* [GIVEN MATERIAL]
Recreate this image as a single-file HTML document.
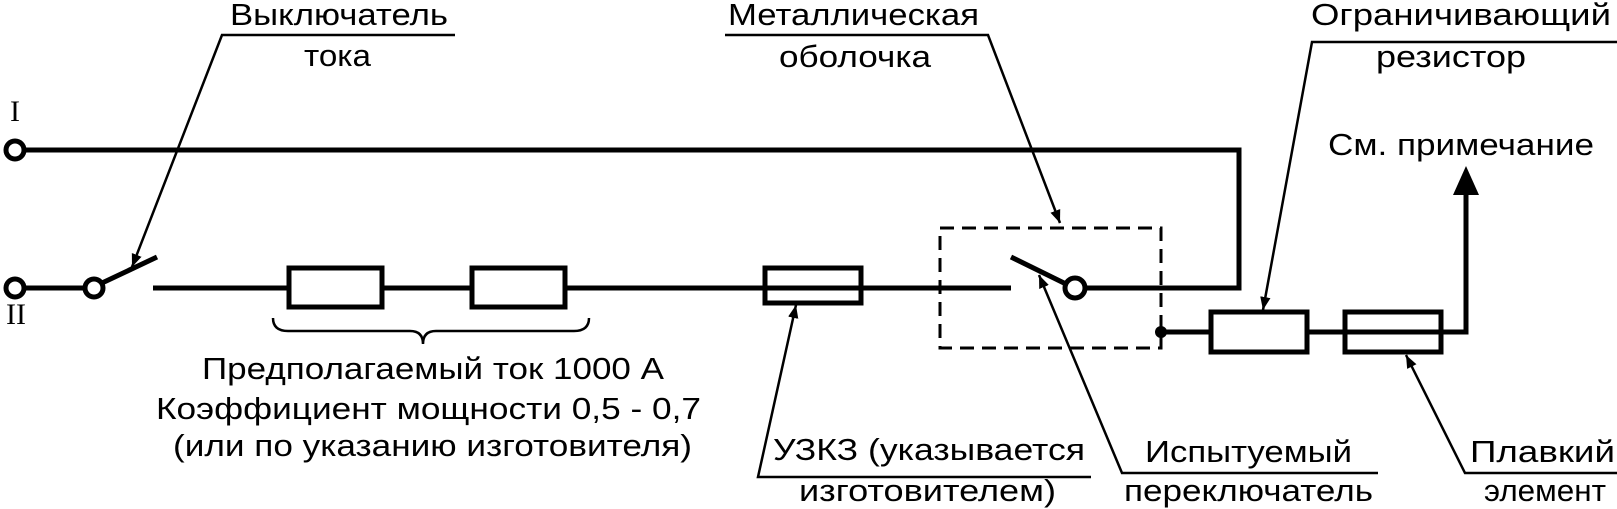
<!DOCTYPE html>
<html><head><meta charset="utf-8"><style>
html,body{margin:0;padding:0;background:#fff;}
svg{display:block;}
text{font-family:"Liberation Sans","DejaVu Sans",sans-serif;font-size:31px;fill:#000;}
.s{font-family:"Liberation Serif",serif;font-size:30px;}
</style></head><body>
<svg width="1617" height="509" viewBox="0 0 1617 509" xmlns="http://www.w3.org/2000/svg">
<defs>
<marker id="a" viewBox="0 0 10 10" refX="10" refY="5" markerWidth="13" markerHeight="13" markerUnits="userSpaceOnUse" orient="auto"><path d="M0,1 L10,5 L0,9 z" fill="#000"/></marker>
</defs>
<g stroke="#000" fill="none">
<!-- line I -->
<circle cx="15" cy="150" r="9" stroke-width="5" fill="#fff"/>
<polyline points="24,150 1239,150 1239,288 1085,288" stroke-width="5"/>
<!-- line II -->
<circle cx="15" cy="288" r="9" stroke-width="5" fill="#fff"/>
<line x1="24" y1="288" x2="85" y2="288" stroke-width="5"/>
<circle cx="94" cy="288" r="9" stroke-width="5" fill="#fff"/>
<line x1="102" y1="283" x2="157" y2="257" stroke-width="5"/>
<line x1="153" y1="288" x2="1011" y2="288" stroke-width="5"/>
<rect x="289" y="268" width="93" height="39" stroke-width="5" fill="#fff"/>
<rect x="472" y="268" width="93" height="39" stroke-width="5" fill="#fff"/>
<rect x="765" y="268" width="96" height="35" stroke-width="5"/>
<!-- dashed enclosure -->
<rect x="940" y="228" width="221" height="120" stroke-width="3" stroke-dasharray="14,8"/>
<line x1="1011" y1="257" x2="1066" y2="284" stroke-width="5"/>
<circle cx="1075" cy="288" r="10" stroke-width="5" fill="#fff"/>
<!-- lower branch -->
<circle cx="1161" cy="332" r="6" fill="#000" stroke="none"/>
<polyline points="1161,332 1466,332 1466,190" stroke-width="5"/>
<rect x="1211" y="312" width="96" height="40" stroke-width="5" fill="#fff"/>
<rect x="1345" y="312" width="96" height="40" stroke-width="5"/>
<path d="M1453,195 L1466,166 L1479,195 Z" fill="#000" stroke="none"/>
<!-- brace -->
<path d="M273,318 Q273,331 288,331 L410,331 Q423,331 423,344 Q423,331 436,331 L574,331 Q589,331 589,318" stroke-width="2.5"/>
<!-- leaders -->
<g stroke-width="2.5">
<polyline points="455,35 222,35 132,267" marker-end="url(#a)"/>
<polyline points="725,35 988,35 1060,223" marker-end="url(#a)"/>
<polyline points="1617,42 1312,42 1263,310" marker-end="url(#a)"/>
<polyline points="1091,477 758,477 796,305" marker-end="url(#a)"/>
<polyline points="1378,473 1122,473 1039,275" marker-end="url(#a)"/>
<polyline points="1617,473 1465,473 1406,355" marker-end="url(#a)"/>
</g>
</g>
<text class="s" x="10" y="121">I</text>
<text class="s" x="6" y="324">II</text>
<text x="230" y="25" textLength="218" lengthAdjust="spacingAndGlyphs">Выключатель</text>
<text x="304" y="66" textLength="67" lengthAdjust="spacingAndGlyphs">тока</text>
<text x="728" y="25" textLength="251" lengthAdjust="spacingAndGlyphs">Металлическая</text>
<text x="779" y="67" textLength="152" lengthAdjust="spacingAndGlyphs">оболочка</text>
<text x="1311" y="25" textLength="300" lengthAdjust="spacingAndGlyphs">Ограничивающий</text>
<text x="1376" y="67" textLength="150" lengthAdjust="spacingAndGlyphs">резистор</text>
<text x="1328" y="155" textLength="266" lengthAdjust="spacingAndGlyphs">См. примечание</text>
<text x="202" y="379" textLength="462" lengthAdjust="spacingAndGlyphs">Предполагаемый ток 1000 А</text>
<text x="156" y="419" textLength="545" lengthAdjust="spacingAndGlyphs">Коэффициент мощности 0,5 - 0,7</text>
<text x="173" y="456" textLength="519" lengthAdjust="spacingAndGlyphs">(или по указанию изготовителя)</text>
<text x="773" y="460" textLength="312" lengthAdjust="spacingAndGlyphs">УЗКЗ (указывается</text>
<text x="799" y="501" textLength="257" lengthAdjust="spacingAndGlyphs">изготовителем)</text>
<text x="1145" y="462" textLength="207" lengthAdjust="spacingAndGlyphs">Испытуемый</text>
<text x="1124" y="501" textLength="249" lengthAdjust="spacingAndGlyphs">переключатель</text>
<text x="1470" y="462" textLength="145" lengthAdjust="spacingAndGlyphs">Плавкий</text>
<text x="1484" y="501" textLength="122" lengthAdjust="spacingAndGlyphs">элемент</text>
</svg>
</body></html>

* [SHORT PROBLEM] Restate the data above word for word. Skip every picture.

* [RESULT]
Recreate this image as a single-file HTML document.
<!DOCTYPE html>
<html><head><meta charset="utf-8"><style>
html,body{margin:0;padding:0;background:#fff;}
svg{display:block;}
text{font-family:"Liberation Sans","DejaVu Sans",sans-serif;font-size:31px;fill:#000;}
.s{font-family:"Liberation Serif",serif;font-size:30px;}
</style></head><body>
<svg width="1617" height="509" viewBox="0 0 1617 509" xmlns="http://www.w3.org/2000/svg">
<defs>
<marker id="a" viewBox="0 0 10 10" refX="10" refY="5" markerWidth="13" markerHeight="13" markerUnits="userSpaceOnUse" orient="auto"><path d="M0,1 L10,5 L0,9 z" fill="#000"/></marker>
</defs>
<g stroke="#000" fill="none">
<!-- line I -->
<circle cx="15" cy="150" r="9" stroke-width="5" fill="#fff"/>
<polyline points="24,150 1239,150 1239,288 1085,288" stroke-width="5"/>
<!-- line II -->
<circle cx="15" cy="288" r="9" stroke-width="5" fill="#fff"/>
<line x1="24" y1="288" x2="85" y2="288" stroke-width="5"/>
<circle cx="94" cy="288" r="9" stroke-width="5" fill="#fff"/>
<line x1="102" y1="283" x2="157" y2="257" stroke-width="5"/>
<line x1="153" y1="288" x2="1011" y2="288" stroke-width="5"/>
<rect x="289" y="268" width="93" height="39" stroke-width="5" fill="#fff"/>
<rect x="472" y="268" width="93" height="39" stroke-width="5" fill="#fff"/>
<rect x="765" y="268" width="96" height="35" stroke-width="5"/>
<!-- dashed enclosure -->
<rect x="940" y="228" width="221" height="120" stroke-width="3" stroke-dasharray="14,8"/>
<line x1="1011" y1="257" x2="1066" y2="284" stroke-width="5"/>
<circle cx="1075" cy="288" r="10" stroke-width="5" fill="#fff"/>
<!-- lower branch -->
<circle cx="1161" cy="332" r="6" fill="#000" stroke="none"/>
<polyline points="1161,332 1466,332 1466,190" stroke-width="5"/>
<rect x="1211" y="312" width="96" height="40" stroke-width="5" fill="#fff"/>
<rect x="1345" y="312" width="96" height="40" stroke-width="5"/>
<path d="M1453,195 L1466,166 L1479,195 Z" fill="#000" stroke="none"/>
<!-- brace -->
<path d="M273,318 Q273,331 288,331 L410,331 Q423,331 423,344 Q423,331 436,331 L574,331 Q589,331 589,318" stroke-width="2.5"/>
<!-- leaders -->
<g stroke-width="2.5">
<polyline points="455,35 222,35 132,267" marker-end="url(#a)"/>
<polyline points="725,35 988,35 1060,223" marker-end="url(#a)"/>
<polyline points="1617,42 1312,42 1263,310" marker-end="url(#a)"/>
<polyline points="1091,477 758,477 796,305" marker-end="url(#a)"/>
<polyline points="1378,473 1122,473 1039,275" marker-end="url(#a)"/>
<polyline points="1617,473 1465,473 1406,355" marker-end="url(#a)"/>
</g>
</g>
<text class="s" x="10" y="121">I</text>
<text class="s" x="6" y="324">II</text>
<text x="230" y="25" textLength="218" lengthAdjust="spacingAndGlyphs">Выключатель</text>
<text x="304" y="66" textLength="67" lengthAdjust="spacingAndGlyphs">тока</text>
<text x="728" y="25" textLength="251" lengthAdjust="spacingAndGlyphs">Металлическая</text>
<text x="779" y="67" textLength="152" lengthAdjust="spacingAndGlyphs">оболочка</text>
<text x="1311" y="25" textLength="300" lengthAdjust="spacingAndGlyphs">Ограничивающий</text>
<text x="1376" y="67" textLength="150" lengthAdjust="spacingAndGlyphs">резистор</text>
<text x="1328" y="155" textLength="266" lengthAdjust="spacingAndGlyphs">См. примечание</text>
<text x="202" y="379" textLength="462" lengthAdjust="spacingAndGlyphs">Предполагаемый ток 1000 А</text>
<text x="156" y="419" textLength="545" lengthAdjust="spacingAndGlyphs">Коэффициент мощности 0,5 - 0,7</text>
<text x="173" y="456" textLength="519" lengthAdjust="spacingAndGlyphs">(или по указанию изготовителя)</text>
<text x="773" y="460" textLength="312" lengthAdjust="spacingAndGlyphs">УЗКЗ (указывается</text>
<text x="799" y="501" textLength="257" lengthAdjust="spacingAndGlyphs">изготовителем)</text>
<text x="1145" y="462" textLength="207" lengthAdjust="spacingAndGlyphs">Испытуемый</text>
<text x="1124" y="501" textLength="249" lengthAdjust="spacingAndGlyphs">переключатель</text>
<text x="1470" y="462" textLength="145" lengthAdjust="spacingAndGlyphs">Плавкий</text>
<text x="1484" y="501" textLength="122" lengthAdjust="spacingAndGlyphs">элемент</text>
</svg>
</body></html>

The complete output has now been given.